- **Given data**:
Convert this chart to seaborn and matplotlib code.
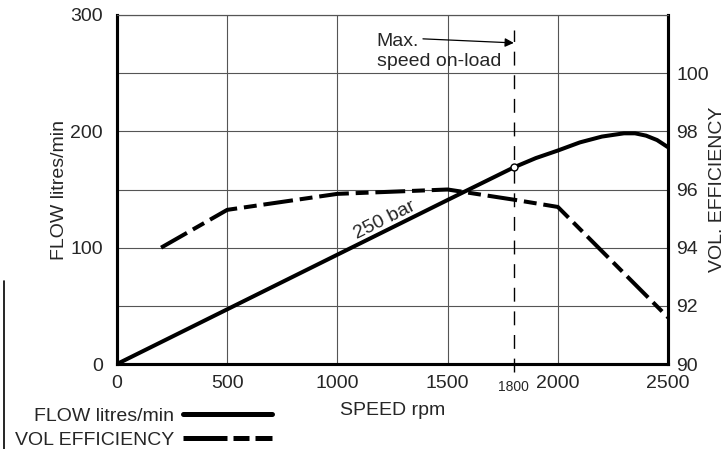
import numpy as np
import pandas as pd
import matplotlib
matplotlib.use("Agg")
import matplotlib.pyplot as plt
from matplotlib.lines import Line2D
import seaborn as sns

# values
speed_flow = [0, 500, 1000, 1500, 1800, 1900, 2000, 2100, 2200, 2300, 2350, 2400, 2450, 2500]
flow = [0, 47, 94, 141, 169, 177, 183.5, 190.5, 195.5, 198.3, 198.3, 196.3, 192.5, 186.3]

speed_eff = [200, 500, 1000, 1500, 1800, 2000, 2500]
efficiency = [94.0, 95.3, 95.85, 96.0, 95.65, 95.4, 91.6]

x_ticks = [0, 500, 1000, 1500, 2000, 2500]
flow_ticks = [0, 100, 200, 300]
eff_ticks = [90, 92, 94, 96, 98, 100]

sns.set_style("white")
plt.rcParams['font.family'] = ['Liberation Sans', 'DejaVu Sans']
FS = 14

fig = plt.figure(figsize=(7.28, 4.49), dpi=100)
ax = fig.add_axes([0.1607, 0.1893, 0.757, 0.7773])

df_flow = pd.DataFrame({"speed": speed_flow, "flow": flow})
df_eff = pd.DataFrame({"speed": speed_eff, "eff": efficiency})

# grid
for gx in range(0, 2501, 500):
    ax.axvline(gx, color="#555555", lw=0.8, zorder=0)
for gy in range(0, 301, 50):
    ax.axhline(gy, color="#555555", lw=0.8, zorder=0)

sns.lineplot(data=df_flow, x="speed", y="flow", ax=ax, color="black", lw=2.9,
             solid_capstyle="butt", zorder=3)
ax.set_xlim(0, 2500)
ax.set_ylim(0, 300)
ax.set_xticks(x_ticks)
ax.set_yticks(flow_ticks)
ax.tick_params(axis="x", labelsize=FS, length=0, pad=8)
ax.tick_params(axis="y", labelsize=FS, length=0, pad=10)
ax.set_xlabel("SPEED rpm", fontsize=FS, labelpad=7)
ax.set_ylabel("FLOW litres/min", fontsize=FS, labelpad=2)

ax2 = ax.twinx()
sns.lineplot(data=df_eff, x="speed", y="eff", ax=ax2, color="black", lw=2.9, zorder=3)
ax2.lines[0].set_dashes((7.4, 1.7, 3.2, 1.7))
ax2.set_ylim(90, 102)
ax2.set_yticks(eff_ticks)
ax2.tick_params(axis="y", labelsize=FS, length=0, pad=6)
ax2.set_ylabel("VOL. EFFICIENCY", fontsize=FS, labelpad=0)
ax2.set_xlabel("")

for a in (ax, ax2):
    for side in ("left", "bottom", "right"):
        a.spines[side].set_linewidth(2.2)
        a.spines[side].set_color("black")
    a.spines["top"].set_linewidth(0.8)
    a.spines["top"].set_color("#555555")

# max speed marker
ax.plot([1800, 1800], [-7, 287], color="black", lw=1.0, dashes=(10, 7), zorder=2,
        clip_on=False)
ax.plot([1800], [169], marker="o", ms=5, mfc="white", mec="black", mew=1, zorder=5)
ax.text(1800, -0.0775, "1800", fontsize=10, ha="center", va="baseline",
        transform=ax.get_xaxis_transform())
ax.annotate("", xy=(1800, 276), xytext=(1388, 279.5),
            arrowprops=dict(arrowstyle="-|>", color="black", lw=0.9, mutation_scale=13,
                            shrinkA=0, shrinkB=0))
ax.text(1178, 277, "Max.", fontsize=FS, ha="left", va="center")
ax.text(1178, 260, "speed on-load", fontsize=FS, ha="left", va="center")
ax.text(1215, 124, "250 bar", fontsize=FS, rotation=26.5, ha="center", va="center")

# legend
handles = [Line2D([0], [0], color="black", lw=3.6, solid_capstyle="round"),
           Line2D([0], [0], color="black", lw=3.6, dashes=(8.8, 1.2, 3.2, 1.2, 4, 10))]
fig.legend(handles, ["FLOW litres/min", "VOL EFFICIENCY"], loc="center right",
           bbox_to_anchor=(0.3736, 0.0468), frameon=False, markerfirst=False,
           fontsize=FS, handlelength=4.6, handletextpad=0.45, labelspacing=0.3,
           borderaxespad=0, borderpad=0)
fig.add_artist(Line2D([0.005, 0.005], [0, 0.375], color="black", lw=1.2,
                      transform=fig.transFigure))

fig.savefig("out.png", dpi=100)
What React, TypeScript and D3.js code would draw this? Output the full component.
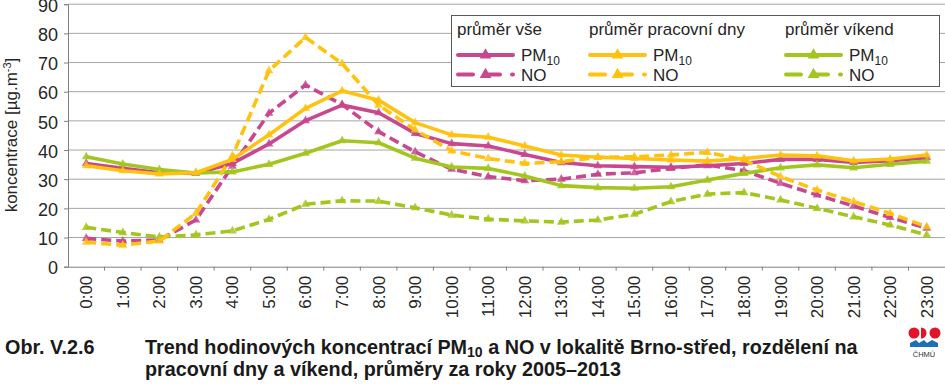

- **Exercise goal**:
Leave out the pictures and repeat the lines from the start of the material through the line with "ax = fig.add_axes([0.1607, 0.1893, 0.757, 0.7773])", inclusive.

- **Answer in full**:
Convert this chart to seaborn and matplotlib code.
import numpy as np
import pandas as pd
import matplotlib
matplotlib.use("Agg")
import matplotlib.pyplot as plt
from matplotlib.lines import Line2D
import seaborn as sns

# values
speed_flow = [0, 500, 1000, 1500, 1800, 1900, 2000, 2100, 2200, 2300, 2350, 2400, 2450, 2500]
flow = [0, 47, 94, 141, 169, 177, 183.5, 190.5, 195.5, 198.3, 198.3, 196.3, 192.5, 186.3]

speed_eff = [200, 500, 1000, 1500, 1800, 2000, 2500]
efficiency = [94.0, 95.3, 95.85, 96.0, 95.65, 95.4, 91.6]

x_ticks = [0, 500, 1000, 1500, 2000, 2500]
flow_ticks = [0, 100, 200, 300]
eff_ticks = [90, 92, 94, 96, 98, 100]

sns.set_style("white")
plt.rcParams['font.family'] = ['Liberation Sans', 'DejaVu Sans']
FS = 14

fig = plt.figure(figsize=(7.28, 4.49), dpi=100)
ax = fig.add_axes([0.1607, 0.1893, 0.757, 0.7773])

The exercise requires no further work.